Post #51
Mapping the car was such a huge pain in the a**, had SO many problems to overcome, that i'm kind of amazed by the result Camshafts and valve lift are for a very highly tuned N/A engine, with very high lift and overlap, and prettly low duration when the combustion chamber is closed, so the power curve is far from optimum as the cylinder is emptied far sooner than it should be with a good turbo cam.
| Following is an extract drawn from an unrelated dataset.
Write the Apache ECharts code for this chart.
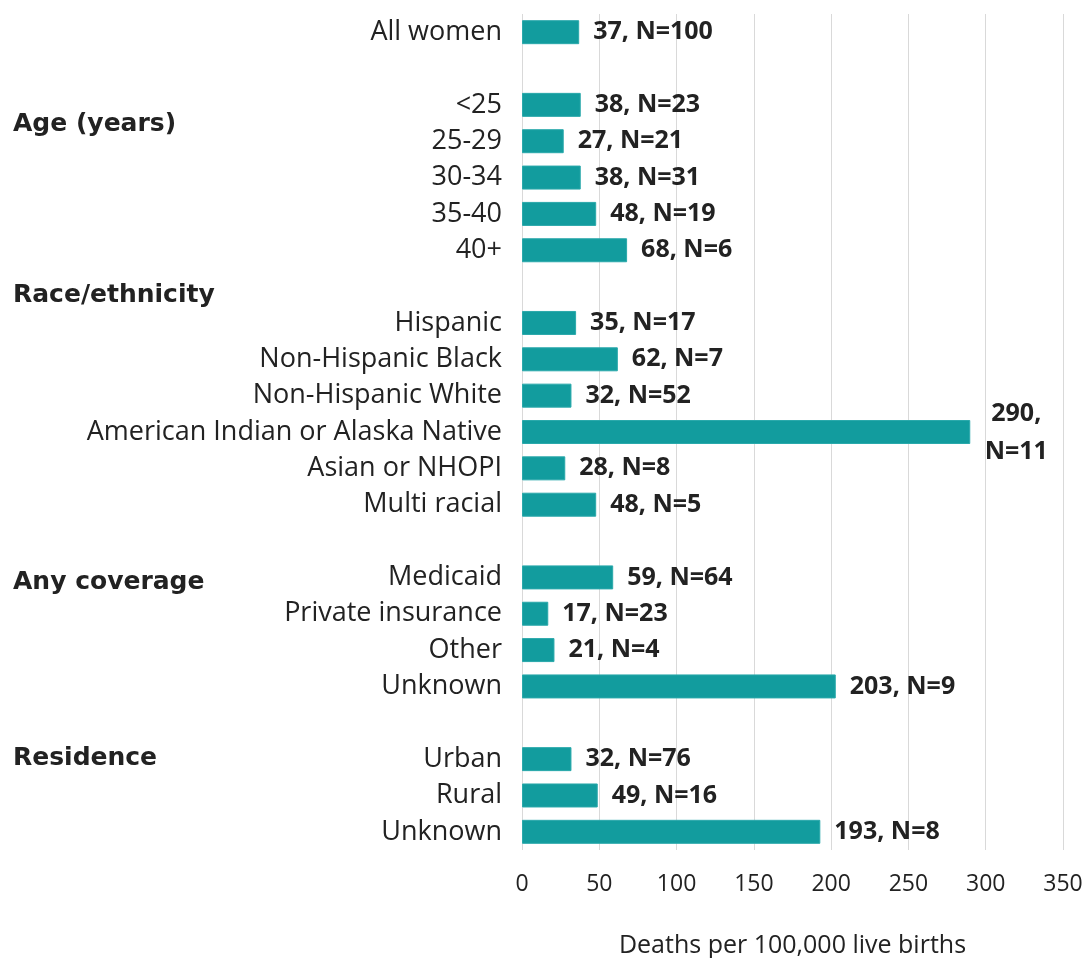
<!DOCTYPE html>
<html><head><meta charset="utf-8">
<script src="https://cdn.jsdelivr.net/npm/echarts@6/dist/echarts.min.js"></script>
<style>html,body{margin:0;padding:0;background:#fff}#c{width:1086px;height:958px}</style>
</head><body><div id="c"></div>
<script>
const categories = ['All women','','<25','25-29','30-34','35-40','40+','','Hispanic','Non-Hispanic Black','Non-Hispanic White','American Indian or Alaska Native','Asian or NHOPI','Multi racial','','Medicaid','Private insurance','Other','Unknown','','Urban','Rural','Unknown'];
const rates = [37,null,38,27,38,48,68,null,35,62,32,290,28,48,null,59,17,21,203,null,32,49,193];
const counts = [100,null,23,21,31,19,6,null,17,7,52,11,8,5,null,64,23,4,9,null,76,16,8];
const xTicks = [0,50,100,150,200,250,300,350];
const groupHeaders = [['Age (years)',124],['Race/ethnicity',295],['Any coverage',582],['Residence',758]];
const wrapIndex = 11;

const chart = echarts.init(document.getElementById('c'));
const txt = '#222222';
const data = rates.map((v,i)=>{
  if (v === null) return '-';
  const item = {value: v};
  if (i === wrapIndex) {
    item.label = {formatter: v + ',\nN=' + counts[i], align:'center', offset:[32,1], lineHeight:38};
  }
  return item;
});
chart.setOption({
  animation:false,
  grid:{left:522, right:23, top:14, bottom:108, containLabel:false, outerBoundsMode:'none'},
  xAxis:{type:'value', min:xTicks[0], max:xTicks[xTicks.length-1], interval:xTicks[1]-xTicks[0],
    axisLine:{show:false}, axisTick:{show:false},
    splitLine:{lineStyle:{color:'#d9d9d9', width:1}},
    axisLabel:{color:txt, fontSize:23, fontFamily:'Open Sans', margin:23},
    name:'Deaths per 100,000 live births', nameLocation:'middle', nameGap:83,
    nameTextStyle:{color:txt, fontSize:25, fontFamily:'Open Sans'}
  },
  yAxis:{type:'category', data:categories, inverse:true,
    axisLine:{show:false}, axisTick:{show:false},
    axisLabel:{color:txt, fontSize:27, fontFamily:'Open Sans', margin:20, padding:[3,0,0,0]}
  },
  series:[{type:'bar', data:data, barWidth:24,
    itemStyle:{color:'#129c9e', borderColor:'#2aa9ab', borderWidth:1},
    label:{show:true, position:'right', distance:14, color:txt, fontSize:25, fontWeight:'bold', fontFamily:'Open Sans', padding:[2,0,0,0],
      formatter:p=> p.value + ', N=' + counts[p.dataIndex]}
  }],
  graphic: groupHeaders.map(h=>({type:'text', x:13, y:h[1],
    style:{text:h[0], fill:txt, font:'bold 25px "DejaVu Sans"', verticalAlign:'middle'}}))
});
</script></body></html>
I had to make so many compensations, mostly trial and error, to make the car run at all below 4000rpm - initially the car had a very rough idle, kangarooing and overfuelling below 3000revs, jumping at every touch of the throttle...totally undriveable.
Next, we had to make the TBs work acceptably in the low range, and still give them good flow in the upper range, which was very hard to do with the inlet tract that was pretty short and such a high overlap of the cams that were not very well adapted to civilized driving.
Then, the mapping was done as the combination of Alpha-N (engine load by TPS) mapping and twin MAP sensors (engine load by 2 MAPs, one before and the other after the throttle plates), and the transition between the both had to be made gradually and was the hardest thing of all ,to keep the car accelerating smoothly, without low-speed hopping, flatspots, etc.
Finally, i didn't want a very spiky boost curve as that serves no purpose at all, except to spin the power away at lower revs - much better to build the boost gradually and help the car use the power, rather than spin it away. What's the use of extra 100BHP in the lower RPM range when the FWD car would waste it anyway?